● **WHAT IS ASKED**:
Pictures stay out of this copy, which runs from the first line of the material through the line containing "577, 279, 267]".

* start *

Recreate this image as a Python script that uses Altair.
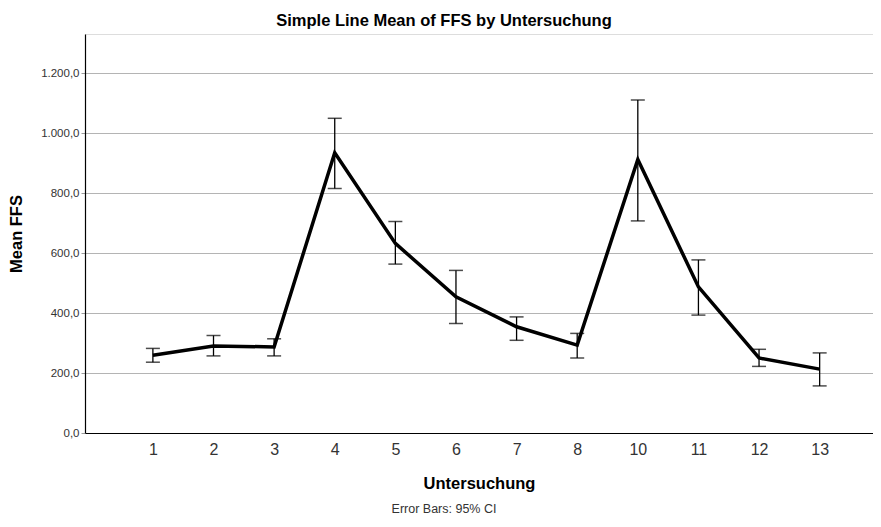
import altair as alt
import pandas as pd

categories = ["1", "2", "3", "4", "5", "6", "7", "8", "10", "11", "12", "13"]
means = [259, 290, 287, 934, 632, 454, 354, 293, 912, 487, 250, 213]
ci_low = [236, 257, 257, 815, 563, 365, 309, 250, 707, 393, 222, 157]
ci_high = [282, 325, 314, 1049, 705, 542, 387, 332, 1110, 577, 279, 267]

df = pd.DataFrame({"cat": categories, "mean": means, "lo": ci_low, "hi": ci_high})

FONT = "Liberation Sans"

xscale = alt.Scale(domain=categories, type="point", padding=1.045, align=0.56)
xenc = alt.X("cat:O", sort=categories, scale=xscale,
             axis=alt.Axis(title="Untersuchung", labelAngle=0, ticks=False,
                           labelFontSize=16, labelColor="#333333", labelFont=FONT,
                           labelPadding=8, titleFontSize=16.5, titleFont=FONT,
                           titleFontWeight="bold", titlePadding=18,
                           domainColor="#000000", domainWidth=1.2, grid=False))
yscale = alt.Scale(domain=[0, 1330], nice=False, zero=True)

base = alt.Chart(df)

line = base.mark_line(color="black", strokeWidth=3.5).encode(
    x=xenc,
    y=alt.Y("mean:Q", scale=yscale,
            axis=alt.Axis(title="Mean FFS", values=[0, 200, 400, 600, 800, 1000, 1200],
                          labelExpr="replace(replace(replace(format(datum.value, ',.1f'), ',', '_'), '.', ','), '_', '.')",
                          labelFontSize=11.5, labelColor="#333333", labelFont=FONT,
                          tickSize=4, tickColor="#999999", labelPadding=2,
                          titleFontSize=16.5, titleFont=FONT, titleFontWeight="bold",
                          titlePadding=16, domainColor="#000000", domainWidth=1.2,
                          gridColor="#b4b4b4", gridWidth=1)),
)

rules = base.mark_rule(color="black", strokeWidth=1.3).encode(
    x=alt.X("cat:O", sort=categories, scale=xscale), y=alt.Y("lo:Q", scale=yscale), y2="hi:Q")
cap_lo = base.mark_tick(color="black", thickness=1.5, size=14, orient="horizontal").encode(
    x=alt.X("cat:O", sort=categories, scale=xscale), y=alt.Y("lo:Q", scale=yscale))
cap_hi = base.mark_tick(color="black", thickness=1.5, size=14, orient="horizontal").encode(
    x=alt.X("cat:O", sort=categories, scale=xscale), y=alt.Y("hi:Q", scale=yscale))

note = alt.Chart(pd.DataFrame({"t": ["Error Bars: 95% CI"]})).mark_text(
    font=FONT, fontSize=12.5, color="#333333", align="center", baseline="middle"
).encode(text="t:N", x=alt.value(359), y=alt.value(475))

chart = alt.layer(line, rules, cap_lo, cap_hi, note).properties(
    width=788, height=399,
    autosize=alt.AutoSizeParams(type="none"),
    padding={"left": 77, "top": 26, "right": 0, "bottom": 84},
    title=alt.TitleParams("Simple Line Mean of FFS by Untersuchung", font=FONT,
                          fontSize=16.5, fontWeight="bold", color="#000000",
                          anchor="middle", dx=-35, offset=5),
).configure_view(stroke=None).configure(background="white")

chart.save("out.html", embed_options={"renderer": "svg", "actions": False})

* end *

● **SOLUTION FOR THIS TASK**:
Recreate this image as a Python script that uses Altair.
import altair as alt
import pandas as pd

categories = ["1", "2", "3", "4", "5", "6", "7", "8", "10", "11", "12", "13"]
means = [259, 290, 287, 934, 632, 454, 354, 293, 912, 487, 250, 213]
ci_low = [236, 257, 257, 815, 563, 365, 309, 250, 707, 393, 222, 157]
ci_high = [282, 325, 314, 1049, 705, 542, 387, 332, 1110, 577, 279, 267]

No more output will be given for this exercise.